══ AVAILABLE RECORDS
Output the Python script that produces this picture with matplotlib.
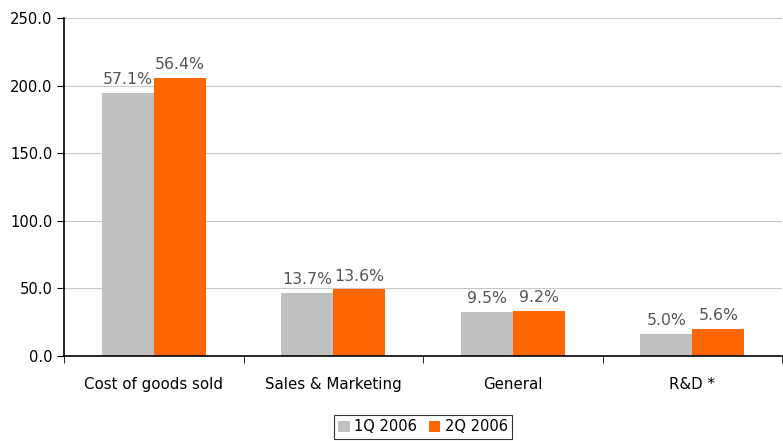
import matplotlib.pyplot as plt
import numpy as np

categories = ["Cost of goods sold", "Sales & Marketing", "General", "R&D *"]
q1_values = [195.0, 46.9, 32.8, 16.5]
q2_values = [205.9, 49.6, 33.6, 20.2]
q1_pct = ["57.1%", "13.7%", "9.5%", "5.0%"]
q2_pct = ["56.4%", "13.6%", "9.2%", "5.6%"]
series = ["1Q 2006", "2Q 2006"]


def main():
    plt.rcParams['font.family'] = ['DejaVu Sans']
    fig = plt.figure(figsize=(7.83, 4.41), dpi=100)
    ax = fig.add_axes([64 / 783, 1 - 356 / 441, 718 / 783, 337.7 / 441])

    x = np.arange(len(categories))
    width = 0.29
    bars1 = ax.bar(x - width / 2, q1_values, width, color='#c0c0c0', label=series[0])
    bars2 = ax.bar(x + width / 2, q2_values, width, color='#ff6600', label=series[1])

    # percentage labels above each bar
    for bars, labels in [(bars1, q1_pct), (bars2, q2_pct)]:
        for bar, lab in zip(bars, labels):
            ax.text(bar.get_x() + bar.get_width() / 2, bar.get_height() + 4, lab,
                    ha='center', va='bottom', fontsize=11.3, color='#555555')

    ax.set_xlim(-0.5, len(categories) - 0.5)
    ax.set_ylim(0, 250)
    ax.set_yticks(np.arange(0, 251, 50))
    ax.set_yticklabels([f"{v:.1f}" for v in np.arange(0, 251, 50)], fontsize=10.6)
    ax.yaxis.grid(True, color='#c8c8c8', linewidth=0.8)
    ax.set_axisbelow(True)

    ax.set_xticks(x)
    ax.set_xticklabels(categories, fontsize=10.8)
    ax.set_xticks(np.arange(-0.5, len(categories), 1), minor=True)
    ax.tick_params(axis='x', which='major', length=0, pad=15)
    ax.tick_params(axis='x', which='minor', length=5, direction='out')
    ax.tick_params(axis='y', length=5, direction='out')

    for side in ['top', 'right']:
        ax.spines[side].set_visible(False)
    ax.spines['left'].set_linewidth(1.2)
    ax.spines['bottom'].set_linewidth(1.2)

    leg = ax.legend(loc='upper center', bbox_to_anchor=(0.5, -0.175), ncol=2,
                    frameon=True, fancybox=False, fontsize=10.5, handlelength=0.8,
                    handleheight=0.8, handletextpad=0.3, columnspacing=0.8,
                    borderpad=0.3, borderaxespad=0)
    leg.get_frame().set_edgecolor('black')
    leg.get_frame().set_linewidth(0.8)

    fig.savefig('out.png', dpi=100)
    plt.close(fig)


if __name__ == '__main__':
    main()
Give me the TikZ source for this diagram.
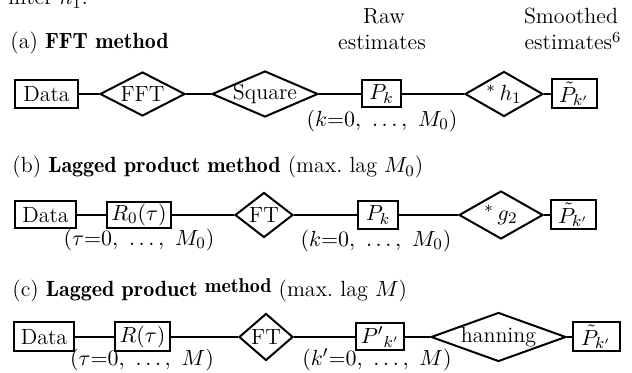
\documentclass[tikz,border=0pt]{standalone}
\usetikzlibrary{shapes.geometric}
\newcommand\demib[1]{{\fontseries{b}\selectfont #1}}
\begin{document}
\begin{tikzpicture}[x=0.5pt,y=-0.5pt,
  every node/.style={font=\fontsize{11}{13}\selectfont, inner sep=0pt},
  box/.style={draw, rectangle, line width=1pt},
  dia/.style={draw, diamond, line width=1pt},
  conn/.style={line width=1pt},
  txt/.style={anchor=base}]
\useasboundingbox (0,0) rectangle (632,373);

% top cut text and column headings
\node[anchor=base west] (filt) at (8,5) {filter $h_1$.};
\node[txt] (raw1) at (384,24) {Raw};
\node[txt] (raw2) at (382,50) {estimates};
\node[txt] (sm1) at (571,24) {Smoothed};
\node[txt] (sm2) at (573,50) {estimates\textsuperscript{6}};

% ---- row (a)
\node[anchor=base west] (hA) at (10,49) {(a)\ \demib{FFT method}};
\node[box, minimum width=31.5pt, minimum height=14pt] (dA) at (46.5,94) {Data};
\node[dia, minimum width=42.5pt, minimum height=22pt, label=center:FFT] (fA) at (142.5,94) {};
\node[dia, minimum width=53pt, minimum height=23pt, label=center:Square] (sA) at (265,94) {};
\node[box, minimum width=19.5pt, minimum height=13.5pt] (pA) at (381.5,94) {$P_k$};
\node[dia, minimum width=39pt, minimum height=22.5pt, label=center:{$^{\ast}\,h_1$}] (hA1) at (504,94) {};
\node[box, minimum width=22.5pt, minimum height=14.5pt] (tA) at (574,94) {$\tilde P_{k'}$};
\node (kA) at (382,121) {$(k{=}0,\ \ldots,\ M_0)$};
\draw[conn] (dA) -- (fA) -- (sA) -- (pA) -- (hA1) -- (tA);

% ---- row (b)
\node[anchor=base west] (hB) at (12,173) {(b)\ \demib{Lagged product method}\ (max.\ lag $M_0$)};
\node[box, minimum width=30.5pt, minimum height=13.5pt] (dB) at (45.5,215) {Data};
\node[box, minimum width=32pt, minimum height=13pt] (rB) at (139,215) {$R_0(\tau)$};
\node[dia, minimum width=29pt, minimum height=22.5pt, label=center:FT] (fB) at (264,215) {};
\node[box, minimum width=20pt, minimum height=14pt] (pB) at (378,215) {$P_k$};
\node[dia, minimum width=42pt, minimum height=24pt, label=center:{$^{\ast}\,g_2$}] (gB) at (501,215) {};
\node[box, minimum width=22.5pt, minimum height=14.5pt] (tB) at (573,215) {$\tilde P_{k'}$};
\node (tauB) at (139,240) {$(\tau{=}0,\ \ldots,\ M_0)$};
\node (kB) at (376,241) {$(k{=}0,\ \ldots,\ M_0)$};
\draw[conn] (dB) -- (rB) -- (fB) -- (pB) -- (gB) -- (tB);

% ---- row (c)
\node[anchor=base west] (hC) at (12,297) {(c)\ \demib{Lagged product} \raisebox{2pt}{\fontsize{10}{12}\selectfont\demib{method}}\ (max.\ lag $M$)};
\node[box, minimum width=30pt, minimum height=14.5pt] (dC) at (44,337) {Data};
\node[box, minimum width=27.5pt, minimum height=14.5pt] (rC) at (142.5,337) {$R(\tau)$};
\node[dia, minimum width=27pt, minimum height=23.5pt, label=center:FT] (fC) at (266,337) {};
\node[box, minimum width=24pt, minimum height=13.5pt] (pC) at (380,337) {$P'{}_{k'}$};
\node[dia, minimum width=67.5pt, minimum height=24.5pt, label=center:hanning] (hnC) at (498.5,337) {};
\node[box, minimum width=23.5pt, minimum height=14.5pt] (tC) at (596,337) {$\tilde P_{k'}$};
\node (tauC) at (142,360) {$(\tau{=}0,\ \ldots,\ M)$};
\node (kC) at (377,360) {$(k'{=}0,\ \ldots,\ M)$};
\draw[conn] (dC) -- (rC) -- (fC) -- (pC) -- (hnC) -- (tC);
\end{tikzpicture}
\end{document}
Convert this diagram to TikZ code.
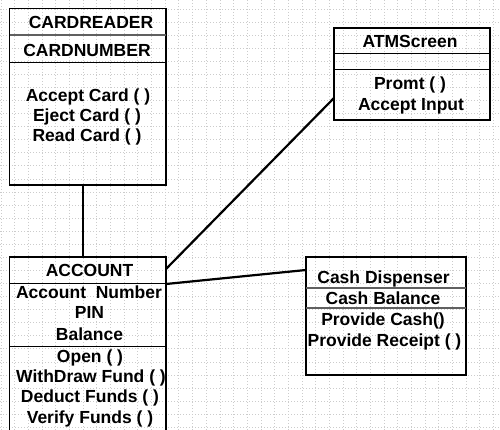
════
> _EXERCISE DETAILS_: Only the lines from "Give me the TikZ source for this diagram." through "(sm2) at (573,50)" should appear in your output, copied exactly with both end lines, and with no pictures.

> _ANSWER TO THE EXERCISE_:
Give me the TikZ source for this diagram.
\documentclass[tikz,border=0pt]{standalone}
\usetikzlibrary{shapes.geometric}
\newcommand\demib[1]{{\fontseries{b}\selectfont #1}}
\begin{document}
\begin{tikzpicture}[x=0.5pt,y=-0.5pt,
  every node/.style={font=\fontsize{11}{13}\selectfont, inner sep=0pt},
  box/.style={draw, rectangle, line width=1pt},
  dia/.style={draw, diamond, line width=1pt},
  conn/.style={line width=1pt},
  txt/.style={anchor=base}]
\useasboundingbox (0,0) rectangle (632,373);

% top cut text and column headings
\node[anchor=base west] (filt) at (8,5) {filter $h_1$.};
\node[txt] (raw1) at (384,24) {Raw};
\node[txt] (raw2) at (382,50) {estimates};
\node[txt] (sm1) at (571,24) {Smoothed};
\node[txt] (sm2) at (573,50) {estimates\textsuperscript{6}};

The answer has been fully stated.